Cantidades descomunales del erario se despilfarran en el círculo vicioso de entelequias burocráticas y jurídicas diseñadas y creadas contra una idiosincrasia de la corrupción donde no toca nunca el problema esencial, que es el de la incultura ciudadana y política histórica.

Y mientras la sofisticada complejidad constitucional e institucional crece, el determinismo simplista de las decisiones fácticas también lo hace, y se exhibe del mismo modo porque la contradicción estructural es cada vez más honda, objetiva e irremediable.

¿Fiscalías federales y estatales autónomas que reemplazan las anteriores Procuradurías Generales de Justicia?, sí, y las cambia cada nuevo Presidente o Gobernador porque todas son un enclave del grupo de poder de turno.

¿Autoridades de Seguridad y agentes policiales y de investigación especializada de distintas nominaciones y con toda suerte de auditorías y mecanismos reguladores de su  comportamiento?, sí, pero las complicidades interconectadas siguen siendo las mismas y los niveles de impunidad procesal siguen siendo cercanos al cien por ciento.

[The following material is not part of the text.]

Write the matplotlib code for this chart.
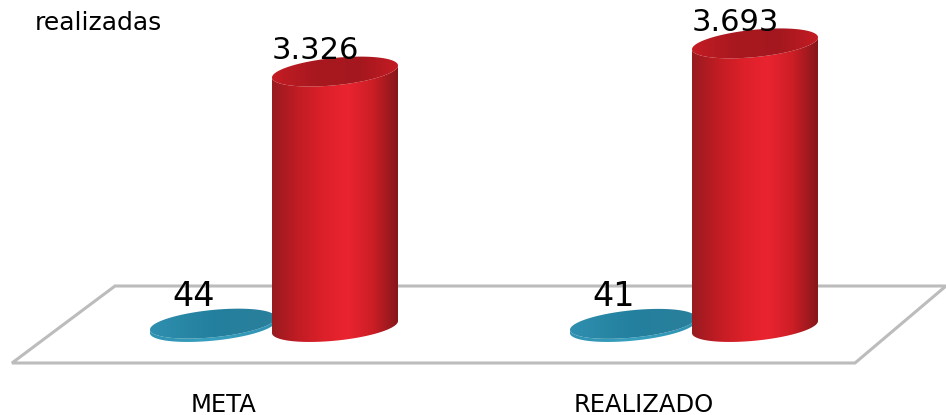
import numpy as np
import matplotlib
matplotlib.use("Agg")
import matplotlib.pyplot as plt
from matplotlib.colors import LinearSegmentedColormap
from matplotlib.patches import Polygon

categories = ["META", "REALIZADO"]
series_a = [44, 41]
series_b = [3326, 3693]
labels_a = ["44", "41"]
labels_b = ["3.326", "3.693"]
title = "realizadas"

W, H = 946, 415
PX_PER_UNIT = 0.0768
BASE_PX = 327
CAT0_PX, CAT_STEP_PX = 274, 420

fig = plt.figure(figsize=(W / 100, H / 100), dpi=100)
ax = fig.add_axes([0, 0, 1, 1])
ax.set_xlim((0 - CAT0_PX) / CAT_STEP_PX, (W - CAT0_PX) / CAT_STEP_PX)
ax.set_ylim((BASE_PX - H) / PX_PER_UNIT, BASE_PX / PX_PER_UNIT)
ax.axis("off")
px = lambda x, y: (x / W, 1 - y / H)

# floor (drawn in axes-fraction coordinates)
floor = [(12, 363), (115, 286), (946, 286), (855, 363)]
ax.add_patch(Polygon([px(*p) for p in floor], closed=True, fill=False, edgecolor="#bcbcbc",
                     lw=2.2, transform=ax.transAxes, zorder=1, clip_on=True))

RX = 63 / CAT_STEP_PX
RY = 13.7 / PX_PER_UNIT
SKEW = 6 / PX_PER_UNIT

red_side = LinearSegmentedColormap.from_list("rs", [(0, "#971b20"), (0.18, "#bd1c23"), (0.4, "#dc2029"),
                                                    (0.6, "#ea2430"), (0.8, "#cc1e26"), (1, "#86171a")])
red_top = LinearSegmentedColormap.from_list("rt", [(0, "#c41c24"), (0.35, "#a8181f"), (0.7, "#a5171e"), (1, "#c41c24")])
teal_side = LinearSegmentedColormap.from_list("ts", ["#2f93b2", "#38a0bf", "#2f93b2"])
teal_top = LinearSegmentedColormap.from_list("tt", [(0, "#2f8fae"), (0.5, "#23809e"), (1, "#2a7f9c")])


def ellipse(cx, cy, rx, n=200):
    t = np.linspace(0, 2 * np.pi, n)
    return cx + rx * np.cos(t), cy + RY * np.sin(t) + SKEW * np.cos(t)


def gradient(cmap, poly, x0, x1, y0, y1, z):
    g = np.linspace(0, 1, 256).reshape(1, -1)
    im = ax.imshow(g, cmap=cmap, extent=[x0, x1, y0, y1], aspect="auto", zorder=z, interpolation="bilinear")
    patch = Polygon(poly, closed=True, transform=ax.transData, fc="none", ec="none")
    ax.add_patch(patch)
    im.set_clip_path(patch)


def cylinder(cx, value, side, top, z):
    t = np.linspace(np.pi, 2 * np.pi, 100)
    bx = cx + RX * np.cos(t)
    by = RY * np.sin(t) + SKEW * np.cos(t)
    tx = bx[::-1]
    ty = value + RY * np.sin(t[::-1]) + SKEW * np.cos(t[::-1])
    body = np.column_stack([np.r_[bx, tx], np.r_[by, ty]])
    gradient(side, body, cx - RX, cx + RX, -3 * RY, value + 3 * RY, z)
    ex, ey = ellipse(cx, value, RX)
    gradient(top, np.column_stack([ex, ey]), cx - RX, cx + RX, value - 3 * RY, value + 3 * RY, z + 0.1)


OFFSET = 61 / CAT_STEP_PX
for i, cat in enumerate(categories):
    cylinder(i - OFFSET, series_a[i], teal_side, teal_top, 2)
    cylinder(i + OFFSET, series_b[i], red_side, red_top, 3)
    ax.annotate(labels_a[i], (i - OFFSET, series_a[i]), xytext=(-14, 19.5), textcoords="offset points",
                ha="center", va="center", fontsize=24, color="black", zorder=5)
    ax.annotate(labels_b[i], (i + OFFSET, series_b[i]), xytext=(-14, 15), textcoords="offset points",
                ha="center", va="center", fontsize=22, color="black", zorder=5)
    ax.annotate(cat, (i, 0), xytext=(-36, -56), textcoords="offset points",
                ha="center", va="center", fontsize=17.5, color="black")

fig.text(35 / W, 1 - 23 / H, title, ha="left", va="center", fontsize=18, color="black")
fig.savefig("out.png", dpi=100)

¿Por qué?, pues porque la población sigue estando al margen de los artificios nominativos, de los alcances normativos, y del funcionamiento organizacional de esas instituciones estratégicas contra el delito, la violencia y la injusticia, y lo único que queda siempre más claro que el agua es que los jefes políticos son siempre más protegidos en sus intereses particulares por los sistemas coercitivos que las personas de bien y que las víctimas inocentes de las multitudes de victimarios libres de toda culpa.

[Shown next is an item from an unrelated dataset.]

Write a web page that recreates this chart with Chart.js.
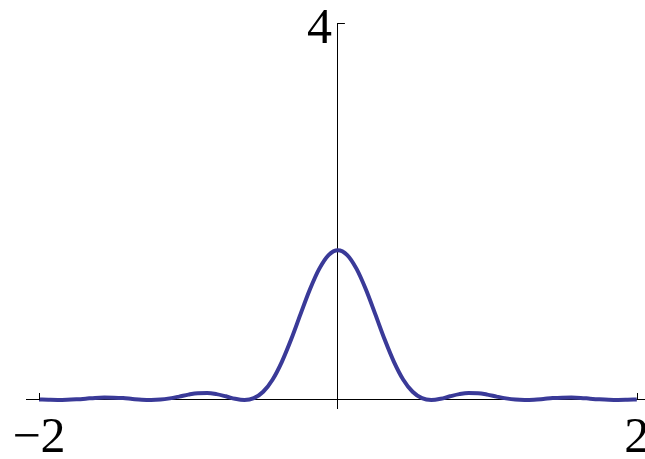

¿Han servido las autonomías anticrimen contra los delincuentes de la política? ¿Se ha impedido el financiamiento sucio de candidaturas, procesos electorales y posiciones de Estado de elección popular?, ¿y que de esos procesos democráticos tan percudidos emanen los representantes populares que acuerdan y nombran a los titulares de las instituciones autónomas o ‘ciudadanizadas’ que rigen los procesos electorales, las auditorías anticorrupción y las directrices de la procuración y de la impartición de Justicia?

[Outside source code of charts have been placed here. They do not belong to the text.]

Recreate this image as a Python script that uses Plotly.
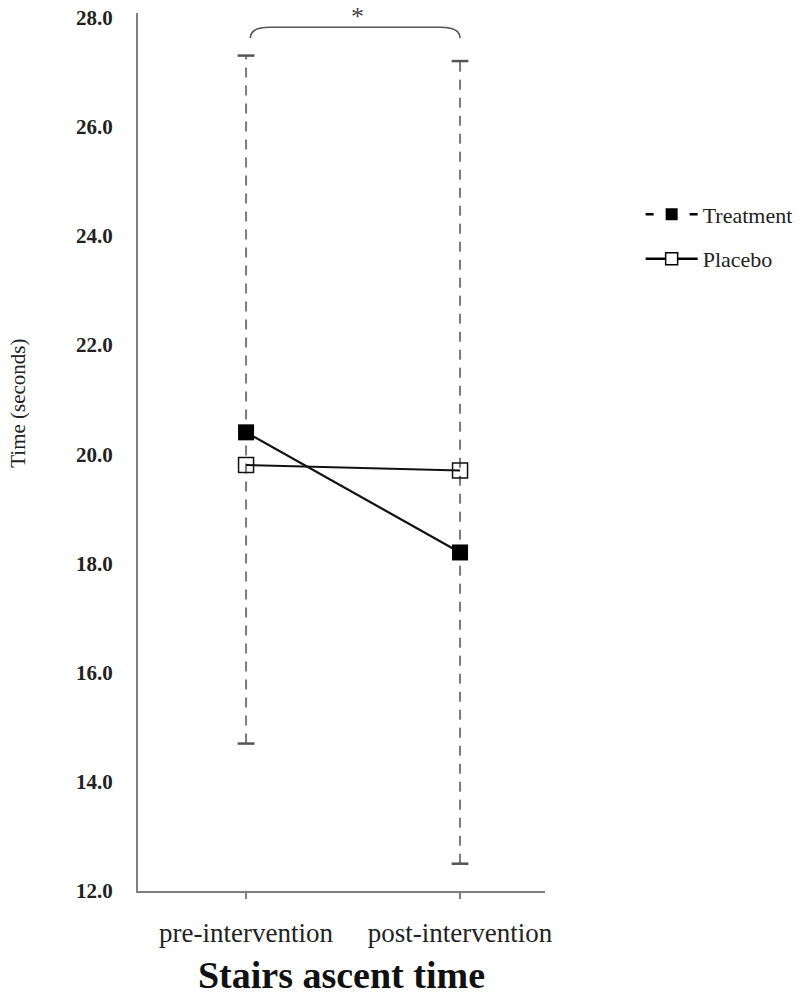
import plotly.graph_objects as go

# ---- data ----
categories = ["pre-intervention", "post-intervention"]
treatment = [20.4, 18.2]
placebo = [19.8, 19.7]
err_upper = [27.3, 27.2]
err_lower = [14.7, 12.5]
y_ticks = [12, 14, 16, 18, 20, 22, 24, 26, 28]
bracket_top = 27.82
bracket_end = 27.62

xpos = list(range(len(categories)))
SERIF = "Liberation Serif, Times New Roman, serif"

fig = go.Figure()

# dashed error bars
ex, ey = [], []
for i, lo, hi in zip(xpos, err_lower, err_upper):
    ex += [i, i, None]
    ey += [lo, hi, None]
fig.add_trace(go.Scatter(x=ex, y=ey, mode="lines", showlegend=False, hoverinfo="skip",
                         line=dict(color="#7a7a7a", width=2, dash="10px,8px")))
# caps
fig.add_trace(go.Scatter(x=xpos + xpos, y=err_lower + err_upper, mode="markers",
                         showlegend=False, hoverinfo="skip",
                         marker=dict(symbol="line-ew", size=12,
                                     line=dict(color="#555555", width=2.5))))

# placebo (solid, open square)
fig.add_trace(go.Scatter(x=xpos, y=placebo, mode="lines+markers", showlegend=False,
                         line=dict(color="#111111", width=2),
                         marker=dict(symbol="square-open", size=15, color="#111111",
                                     line=dict(width=1.5))))
# treatment (filled square)
fig.add_trace(go.Scatter(x=xpos, y=treatment, mode="lines+markers", showlegend=False,
                         line=dict(color="#111111", width=2.2),
                         marker=dict(symbol="square", size=16, color="#000000")))

# legend entries
fig.add_trace(go.Scatter(x=[None], y=[None], mode="lines+markers", name="Treatment",
                         legendgroup="t",
                         line=dict(color="#000000", width=2.5, dash="8px,36px"),
                         marker=dict(symbol="square", size=12, color="#000000")))
fig.add_trace(go.Scatter(x=[None], y=[None], mode="lines+markers", name="Placebo",
                         legendgroup="p",
                         line=dict(color="#000000", width=2.5),
                         marker=dict(symbol="square", size=12, color="white",
                                     line=dict(color="#000000", width=1.5))))

# significance bracket
x0, x1 = xpos[0] + 0.02, xpos[1]
r = 0.09
path = (f"M {x0},{bracket_end} Q {x0},{bracket_top} {x0 + r},{bracket_top} "
        f"L {x1 - r},{bracket_top} Q {x1},{bracket_top} {x1},{bracket_end}")
fig.add_shape(type="path", path=path, xref="x", yref="y",
              line=dict(color="#555555", width=1.6))
fig.add_annotation(x=(xpos[0] + xpos[1]) / 2 + 0.02, y=1.0, xref="x", yref="paper",
                   yanchor="top", yshift=13, text="*", showarrow=False,
                   font=dict(family=SERIF, size=26, color="#444444"))

# y axis title
fig.add_annotation(x=-0.295, y=0.556, xref="paper", yref="paper", text="Time (seconds)",
                   textangle=-90, showarrow=False, xanchor="center", yanchor="middle",
                   font=dict(family=SERIF, size=21, color="#222222"))

fig.update_layout(
    width=800, height=996,
    margin=dict(l=138, r=255, t=13, b=105, autoexpand=False),
    plot_bgcolor="white", paper_bgcolor="white",
    font=dict(family=SERIF, color="#222222"),
    legend=dict(x=1.235, y=0.745, xanchor="left", yanchor="middle", itemwidth=52,
                font=dict(family=SERIF, size=22, color="#222222"),
                tracegroupgap=13, bgcolor="rgba(0,0,0,0)"),
    xaxis=dict(range=[-0.505, 1.397], tickvals=xpos, ticktext=categories,
               showline=True, linecolor="#808080", linewidth=2, automargin=False,
               ticks="outside", ticklen=6, tickcolor="#808080", tickwidth=1.5,
               showgrid=False, zeroline=False, ticklabelstandoff=11,
               tickfont=dict(family=SERIF, size=27, color="#222222"),
               title=dict(text="<b>Stairs ascent time</b>", standoff=26,
                          font=dict(family=SERIF, size=38, color="#111111"))),
    yaxis=dict(range=[12, 28.08], tickvals=y_ticks, tickformat=".1f",
               showline=True, linecolor="#808080", linewidth=2, automargin=False,
               ticks="", showgrid=False, zeroline=False, ticklabelstandoff=19,
               tickfont=dict(family=SERIF, size=21, color="#222222", weight="bold")),
)

fig.write_html("out.html", config={"displayModeBar": False},
               post_script="document.body.style.margin='0';document.body.style.padding='0';")
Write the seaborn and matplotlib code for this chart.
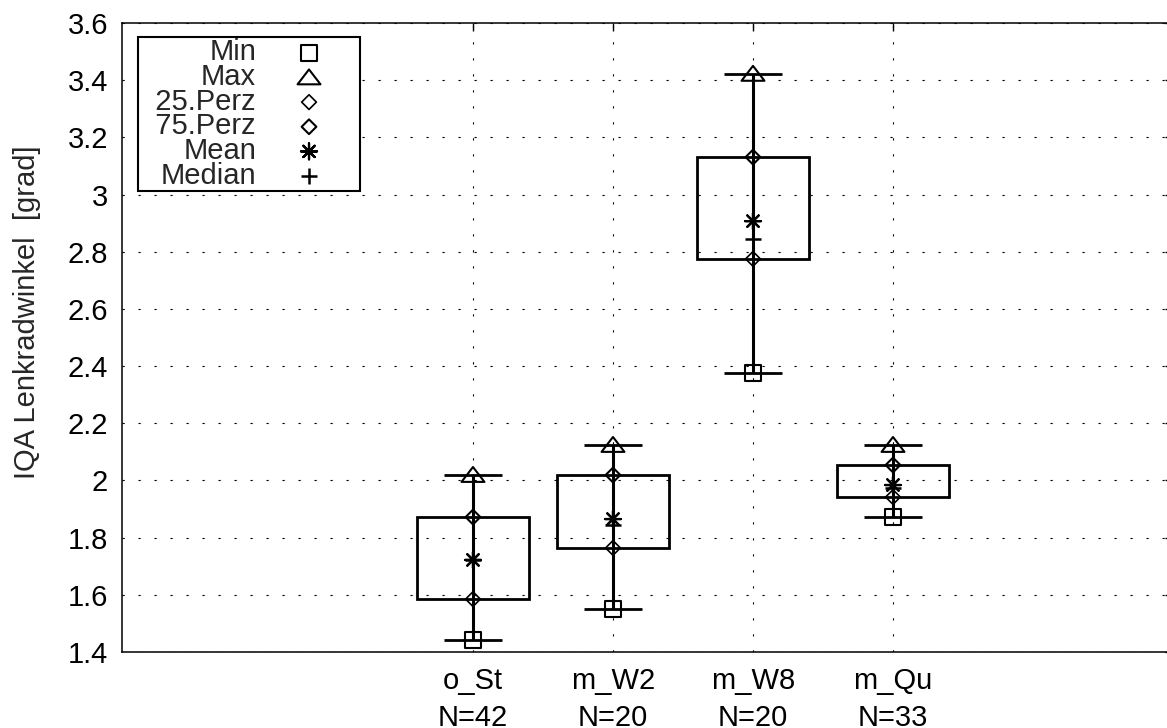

¿Puede ser justo un sistema de Justicia cuya democratización representativa del Poder Judicial se politiza mediante una elección de sus Jueces y funcionarios responsables a la que acude apenas poco más de un diez por ciento del total de electores y cuyo sufragio es inducido por los grupos gobernantes en favor de los candidatos elegidos por ellos?

¿Qué más da que la titularidad de la Fiscalía General de la República la decida la Presidenta de la República pese a la prohibición constitucional que se lo impide merced a estatus de autonomía de la autoridad ministerial, y cuando en las tradiciones autoritarias del país, sustentadas en la debilidad crítica de las mayorías, las formalidades normativas sólo han servido para instrumentalizar, mediante los arreglos parlamentarios de cada caso, las conveniencias del poder político?

¿No es acaso como el soberanismo y la negación del injerencismo extranjero donde la ley se usa como recurso de arenga?

¿No es mejor negociar de la mejor manera y modular los acuerdos de colaboración contra el crimen organizado para acabar con él que invocar la propaganda del patrioterismo eterno mientras las bandas criminales se aprovechan de esa demagogia para seguir imponiendo sus fueros por encima de la corrupción política y las debilidades del Estado?

No, no se saldrá del círculo vicioso de la legalidad como máscara de los poderes fácticos porque no hay modo de que algún liderazgo político superior se desviva queriendo transformar el sistema educativo y el espíritu crítico de la cultura nacional; quien lo intentara sería un utopista sin conciencia de su limitado tiempo al frente del Estado y condenado a la impopularidad (donde todas las mafias educativas y políticas se unirían en contra y cuando nunca la buena escuela ha sido amiga de la propaganda) y acribillado por la impertinencia y el fracaso.

Sólo queda conformarse conque la unidad coercitiva del poder federal anticrimen tenga mayor éxito que en el pasado y que el injerencismo de Trump, negado en el discurso presidencial, se resuelva en una colaboración bilateral exitosa contra un crimen organizado que incluya el combate a la delincuencia política de la izquierda de la regeneración moral.